Le châteauneuf-du-pape blanc 2015
, 70% grenache blanc, 28% roussanne, le reste en clairette et bourboulenc, est la seule cuvée du domaine à intégrer un peu de bois dans l’élevage. A dose homéopathique : seule la moitié des jus y est élevée, et encore en vieilles barriques de 7 ans. Autant dire que le vin n’est pas du tout marqué, mais s’exprime sur un très joli équilibre entre gras et tension, vibration, salinité. Ce blanc produit à 1500 bouteilles (prix indicatif 25,50 €) a obtenu le diplôme d’honneur de la Fête de la Saint-Marc 2016, une très belle distinction parmi tous les crus de Châteauneuf.

Le côtes-du-rhône rouge 2016, également en brut de cuve, illustre à merveille le potentiel de ce millésime : juteux, sanguin, salivant, souligné par une touche de poivre et de réglisse, cet assemblage de grenache (80%), syrah (18%) et mourvèdre (2%) est un pur vin de plaisir à 7,80 €. Le 2015, bien que plus patiné, se révèle un peu plus en retrait, mais tout aussi charmeur.

On passe aux choses très sérieuses avec le côtes-du-rhône villages 2014. 80% grenache 20% mourvèdre, que de la cuve béton, pas une note de bois, sur un terroir de galets roulés. Un joli nez camphré et floral, un jus ciselé, sur la cerise, le tabac blond, une matière ciselée et soyeuse… C’est la Bourgogne dans le Vaucluse.

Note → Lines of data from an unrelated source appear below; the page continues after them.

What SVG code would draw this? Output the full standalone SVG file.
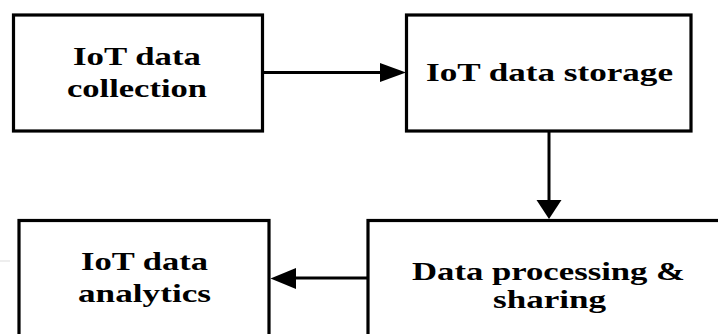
<svg xmlns="http://www.w3.org/2000/svg" width="718" height="334" viewBox="0 0 718 334">
<style>
.box{fill:#fff;stroke:#000;stroke-width:3.2;stroke-linejoin:miter}
.lbl{font-family:"Liberation Serif","Times New Roman",serif;font-weight:bold;font-size:26px;fill:#000;text-anchor:middle}
.ln{stroke:#000;stroke-width:3;fill:none}
.hd{fill:#000;stroke:none}
</style>
<rect width="718" height="334" fill="#fff"/>
<rect x="0" y="260" width="10" height="2" fill="#eeeeee"/>
<g id="node-collection">
<rect class="box" x="13.5" y="15" width="249" height="116"/>
<text class="lbl" x="137" y="65" textLength="128" lengthAdjust="spacingAndGlyphs">IoT data</text>
<text class="lbl" x="137" y="97" textLength="140" lengthAdjust="spacingAndGlyphs">collection</text>
</g>
<g id="node-storage">
<rect class="box" x="406.5" y="15" width="284.5" height="116"/>
<text class="lbl" x="549.5" y="81" textLength="247" lengthAdjust="spacingAndGlyphs">IoT data storage</text>
</g>
<g id="node-processing">
<rect class="box" x="368" y="220.5" width="370" height="130"/>
<text class="lbl" x="548.5" y="280" textLength="273" lengthAdjust="spacingAndGlyphs">Data processing &amp;</text>
<text class="lbl" x="549.5" y="308" textLength="113" lengthAdjust="spacingAndGlyphs">sharing</text>
</g>
<g id="node-analytics">
<rect class="box" x="19" y="220.5" width="250" height="130"/>
<text class="lbl" x="144.5" y="270" textLength="127" lengthAdjust="spacingAndGlyphs">IoT data</text>
<text class="lbl" x="144.5" y="302" textLength="133" lengthAdjust="spacingAndGlyphs">analytics</text>
</g>
<g id="connectors">
<line class="ln" x1="262.5" y1="72.5" x2="382" y2="72.5"/>
<polygon class="hd" points="380,63 380,82 406,72.5"/>
<line class="ln" x1="549" y1="131" x2="549" y2="202"/>
<polygon class="hd" points="536.5,200 561.5,200 549,219"/>
<line class="ln" x1="368" y1="278" x2="294" y2="278"/>
<polygon class="hd" points="296,268 296,289 270.5,278.5"/>
</g>
</svg>
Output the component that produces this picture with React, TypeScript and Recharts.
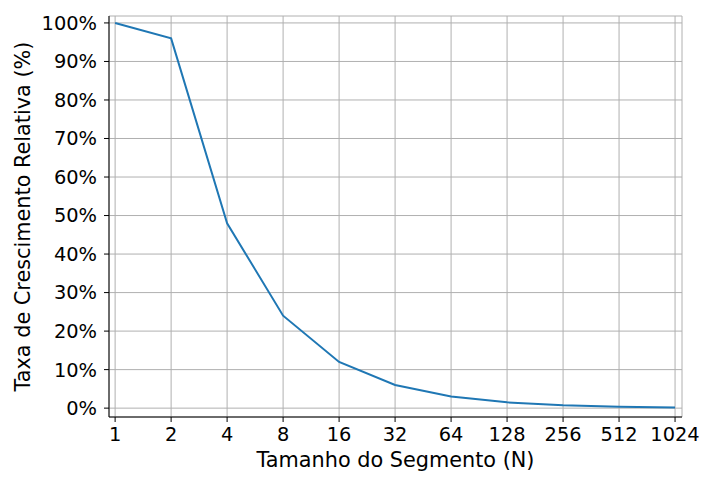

A 10,70 € la bouteille, il serait avisé d’en remplir sa cave. Le millésime 2015, plus tannique et solaire, exprime davantage la typicité du grenache, sur un fruit noir très mûr, mais toujours soutenu par une jolie fraîcheur. A attendre néanmoins.

On remonte aux origines de la famille avec le châteauneuf rouge, dont les vignes âgées de 120 ans, jouxtent celles de Château Rayas (notez bien que Nathalie Reynaud n’a aucun lien de parenté avec Emmanuel Reynaud, du fameux domaine voisin). Confirmant l’impression du côtes-du-rhône villages dégusté précédemment, le millésime 2014 se révèle tout en velours, à la fois musclé et élancé comme un sprinter, réglissé à point, une merveille d’équilibre. Le 2015 affiche un profil bien différent, plus sphérique, concentré, compact, tout en gardant une belle trame acide et des épices électrisantes. A 24,80 € prix propriété, on est en présence d’un châteauneuf de grande classe à prix très doux. N’attendez pas pour vous précipiter sur les vins de Nathalie Reynaud, on va beaucoup parler d’elle.